This morning as I was meditating in the bathroom, I stared at my son's toy dinosaurs on the floor. I was struck for a moment at the ease with which the unthinkable becomes palatable and made digestible. Even the deepest time becomes a source for iconography, a way to protect the borders of the self/ego/group, a setup for enclosures of one sort or the otherm the Kantian limitation on human hope, through the categories etc, being perhaps the most sublime and intractable ontological enclosure. (W.J.T. Mitchell has written a book, The Last Dinosaur, which deals revealingly with the cultural implications of this particular shard of deep time.)
There is no doubt that the very concept of Deep Time has a Romantic resonance that doesn't sit well with the pragmatic, a-week-is-ancient-history, electronic tonalities of web 2.0 that we all must swim through daily.
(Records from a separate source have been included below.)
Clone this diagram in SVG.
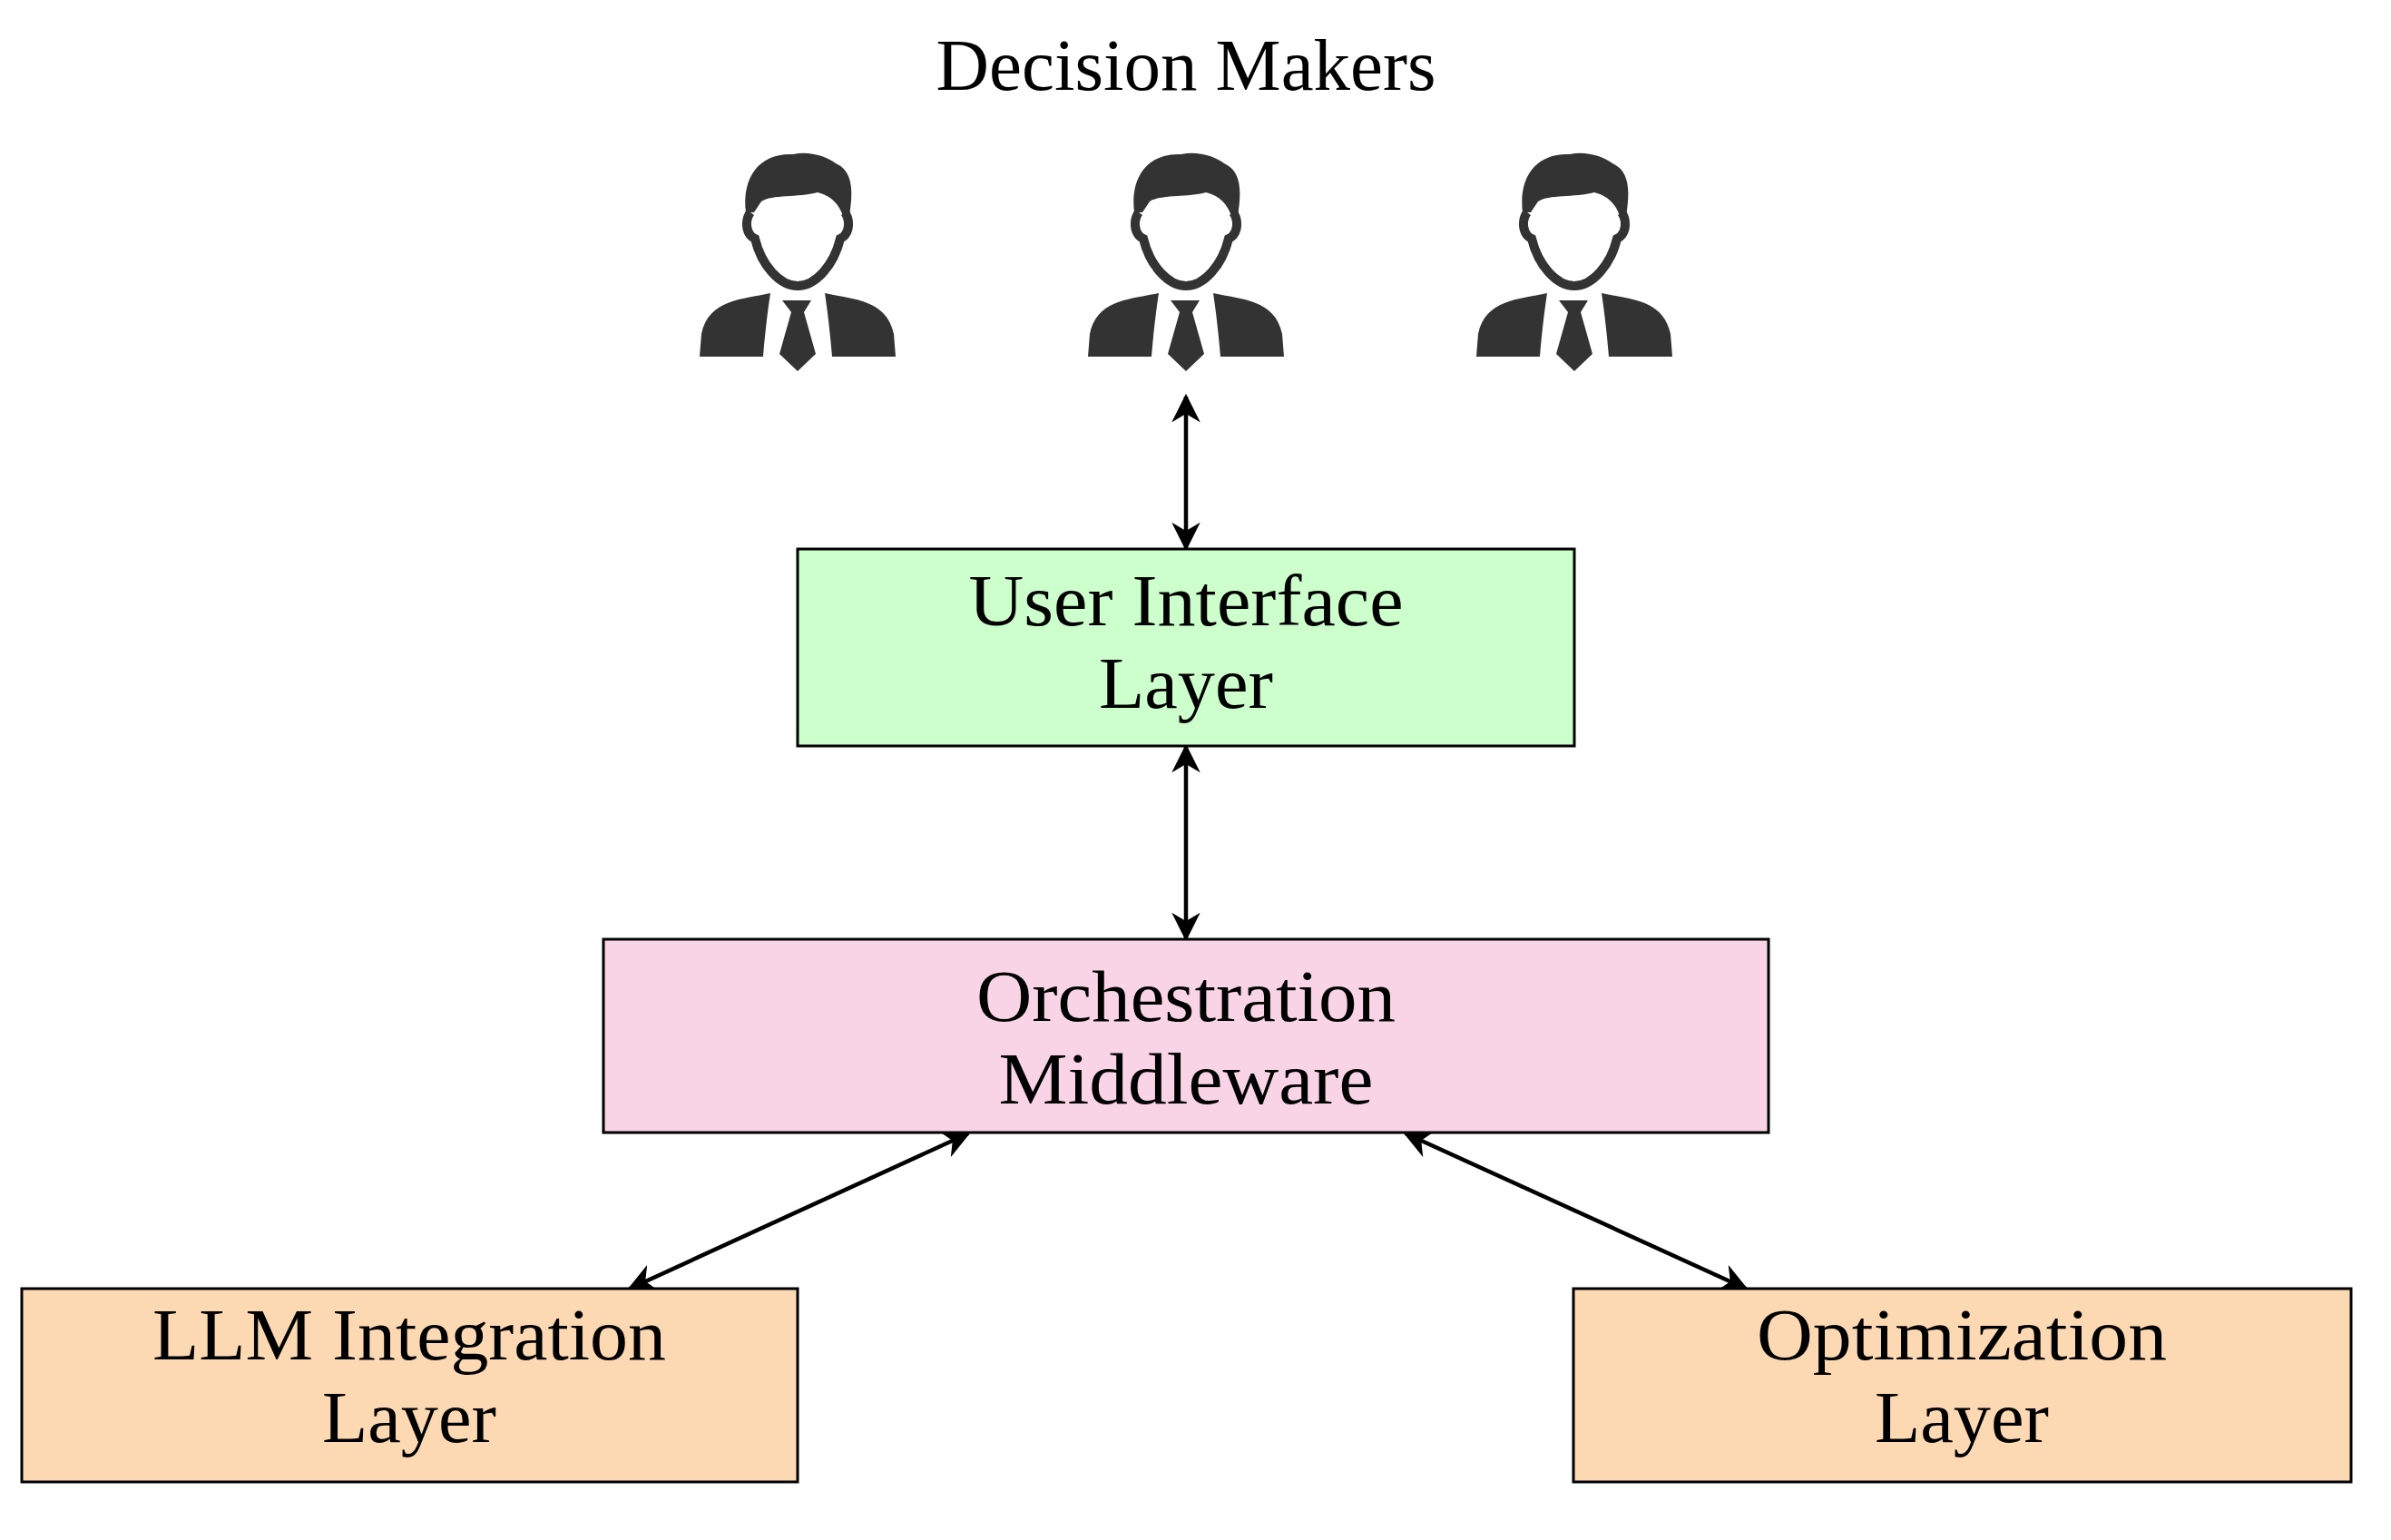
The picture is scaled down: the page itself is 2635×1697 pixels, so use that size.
<svg xmlns="http://www.w3.org/2000/svg" width="2635" height="1697" viewBox="0 0 2635 1697">
<defs>
<style>
.t{font-family:"Liberation Serif","DejaVu Serif",serif;font-size:80px;fill:#000;text-anchor:middle}
.box{stroke:#000;stroke-width:3}
.c{stroke:#000;stroke-width:4.5;fill:none;marker-start:url(#ah);marker-end:url(#ah)}
.ic{fill:#333}
</style>
<marker id="ah" viewBox="0 0 10 10" refX="9" refY="5" markerWidth="7" markerHeight="7" orient="auto-start-reverse" markerUnits="strokeWidth">
<path d="M0,0 L10,5 L0,10 L3,5 Z" fill="#000"/>
</marker>
<g id="person">
<path class="ic" d="M-57,66 C-62,25 -40,0 -5,2 C12,-2 32,4 42,12 C60,20 62,40 57,70 L50,70 C46,58 38,48 22,44 C0,50 -28,46 -40,54 L-48,66 Z"/>
<path d="M-52,66 C-58,74 -58,90 -47,95 C-40,124 -20,147 0,147 C20,147 40,124 47,95 C58,90 58,74 52,66" fill="none" stroke="#333" stroke-width="10"/>
<path class="ic" d="M-30,155 C-62,162 -98,162 -106,200 L-108,225 L-38,225 C-36,200 -33,175 -30,155 Z"/>
<path class="ic" d="M30,155 C62,162 98,162 106,200 L108,225 L38,225 C36,200 33,175 30,155 Z"/>
<path class="ic" d="M-17,163 L15,163 L7,176 L20,222 L0,241 L-20,222 L-7,176 Z"/>
</g>
</defs>
<rect width="2635" height="1697" fill="#fff"/>
<g id="decision-makers">
<text class="t" x="1307" y="99" font-size="74" textLength="551" lengthAdjust="spacingAndGlyphs">Decision Makers</text>
<use href="#person" x="879" y="168"/>
<use href="#person" x="1307" y="168"/>
<use href="#person" x="1735" y="168"/>
</g>
<g id="connectors">
<line class="c" x1="1307" y1="437" x2="1307" y2="604"/>
<line class="c" x1="1307" y1="823" x2="1307" y2="1034"/>
<line class="c" x1="1067" y1="1249" x2="694" y2="1420"/>
<line class="c" x1="1549" y1="1249" x2="1924" y2="1420"/>
</g>
<g id="ui">
<rect class="box" x="879" y="605" width="856" height="217" fill="#ccffcc"/>
<text class="t" x="1307" y="689" textLength="479" lengthAdjust="spacingAndGlyphs">User Interface</text>
<text class="t" x="1307" y="780" textLength="192" lengthAdjust="spacingAndGlyphs">Layer</text>
</g>
<g id="orch">
<rect class="box" x="665" y="1035" width="1284" height="213" fill="#f9d4e6"/>
<text class="t" x="1307" y="1125" textLength="462" lengthAdjust="spacingAndGlyphs">Orchestration</text>
<text class="t" x="1307" y="1216" textLength="413" lengthAdjust="spacingAndGlyphs">Middleware</text>
</g>
<g id="llm">
<rect class="box" x="24" y="1420" width="855" height="213" fill="#fdd9b3"/>
<text class="t" x="451" y="1498" textLength="566" lengthAdjust="spacingAndGlyphs">LLM Integration</text>
<text class="t" x="451" y="1589" textLength="192" lengthAdjust="spacingAndGlyphs">Layer</text>
</g>
<g id="opt">
<rect class="box" x="1734" y="1420" width="857" height="213" fill="#fdd9b3"/>
<text class="t" x="2162" y="1498" textLength="452" lengthAdjust="spacingAndGlyphs">Optimization</text>
<text class="t" x="2162" y="1589" textLength="192" lengthAdjust="spacingAndGlyphs">Layer</text>
</g>
</svg>
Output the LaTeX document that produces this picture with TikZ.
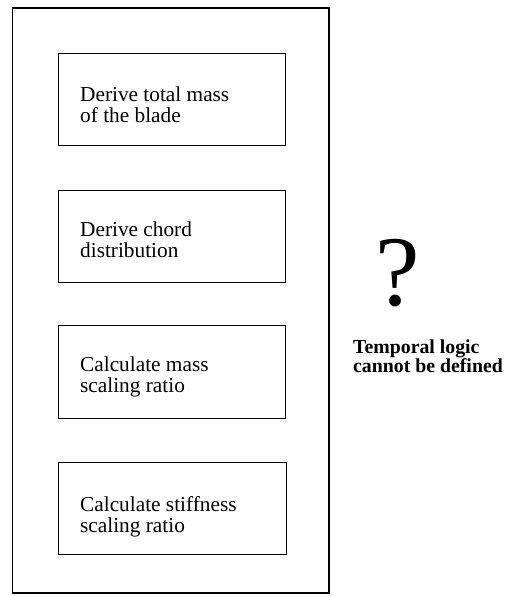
\documentclass[tikz,border=0pt]{standalone}
\usepackage{fontspec}
\setmainfont{Liberation Serif}
\begin{document}
\begin{tikzpicture}[x=1pt,y=-1pt,
  frame/.style={draw=black,line width=1.2pt},
  stepbox/.style={draw=black,line width=1.2pt},
  boxtext/.style={anchor=base west,inner sep=0pt,align=left,font=\fontsize{21.3}{21}\selectfont},
  note/.style={anchor=base west,inner sep=0pt,align=left,font=\fontsize{19.8}{19}\selectfont\bfseries}]
\useasboundingbox (0,0) rectangle (506,597);
\draw[frame] (12.5,8) rectangle (329,593);
\node[stepbox,minimum width=227pt,minimum height=92pt,anchor=north west] (b1) at (57.5,53) {};
\node[stepbox,minimum width=227pt,minimum height=92pt,anchor=north west] (b2) at (57.5,190) {};
\node[stepbox,minimum width=227pt,minimum height=93pt,anchor=north west] (b3) at (57.5,325) {};
\node[stepbox,minimum width=228pt,minimum height=92pt,anchor=north west] (b4) at (57.5,462) {};
\node[boxtext] (t1) at (80,122.5) {Derive total mass\\of the blade};
\node[boxtext] (t2) at (80,257) {Derive chord\\distribution};
\node[boxtext] (t3) at (80,392) {Calculate mass\\scaling ratio};
\node[boxtext] (t4) at (80,532) {Calculate stiffness\\scaling ratio};
\node[anchor=base,inner sep=0pt,text depth=0pt,font=\fontsize{100}{100}\selectfont] (q) at (398,305) {?};
\node[note] (n) at (353,372) {Temporal logic\\cannot be defined};
\end{tikzpicture}
\end{document}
I have to give credit to some aspects of Speculative Realism for giving a certain amount of philosophical intensity and contemporary currency (at the always continuous risk of eviscerating it in the very ways which it uses to form and transmit its arguments).
But also one must wonder at such (purported) escape pods. since, to quote Jeff Goldblum in Jurassic Park: it starts in laughter and ends in screams. One can only think of the monstrous place of H. P. Lovecraft these days: perhaps a place where the Dionysian (the Left hand way) and the Apollonian (the Right hand way) merge. Whichever way it is the Terror seems to always wait in the wings... and WITH wings perhaps, as the ominous last scene of Hitchcock's The Birds seems to ominously indicate. That principal of collapse is always over on the Other Side ---best, as in Kant, to say that it is unreachable. Still, makes one wonder if nevertheless IT can't reach over to US, that isan inexorable movement which sometimes resembles fate and other times just arrogance, forgetfulness, and the sheer historical press of matter impinging in a negative way on consciousness---which leads to anothe kind of shear.